Indeed, the facts of this very case demonstrate why receipt of a conditional promise for payment at some indefinite future time does not constitute receipt of "new value" in the amount of the promised payment.[fn2] In a "new value" transaction, the debtor's payment does not reduce the size of the estate because the money paid by the debtor is replaced by money, goods, services, new credit, or property releases of equivalent value. See Angell, 592 F.3d at 529. Here, in contrast, Hanover successfully obtained $1,375 million from the estate without replacing it with equal value.[fn3] In so doing, Hanover jumped ahead of ESA's other unsecured creditors and received far more payment via the letter of credit than it otherwise could have received in bankruptcy. Thus, the bankruptcy court erred, in my view, in concluding that Hanover established the new-value defense.[fn4]

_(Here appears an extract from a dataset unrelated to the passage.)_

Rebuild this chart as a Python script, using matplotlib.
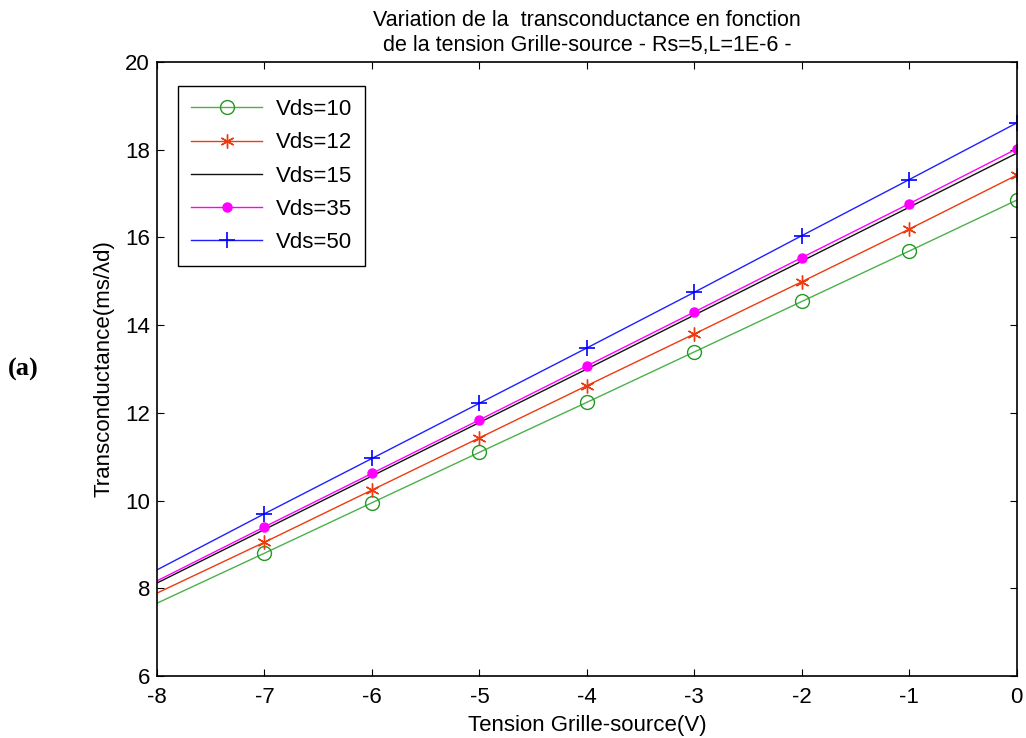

I therefore would reverse the district court order affirming the bankruptcy court.
[fn1] Hanover also argues that the bonds themselves constituted new value of at least $1,375 million to ESA because the face value of the bonds exceeded that amount. However, the government, not ESA, was the beneficiary on the bonds. If Hanover proved any new value to ESA, it was limited to $74,071, the premium ESA paid for the bonds.
[fn2] Cole's affidavit supports Hanover's factual premise that ESA expected to make a profit of more than $1,375 million by performing the work under the New Contracts, but it does not establish the legal conclusion ESA actually received at least $1,375 million in new value.
[fn3] ESA's unrealized expectation that it would profit at some point in the future under the New Contracts shows that the contracts may have had "value" in traditional business/commercial parlance. ESA's expectation did not replenish the estate, however, and thus the New Contracts did not amount to "new value" within the meaning of § 547(c).
[fn4] For the reasons stated in the majority opinion, I also believe the bankruptcy court erred in concluding that Hanover established the earmarking defense. See ante at 394-97. Additionally, I do not read the bankruptcy court order as ruling for Hanover on equitable grounds independent of the earmarking and new-value defenses.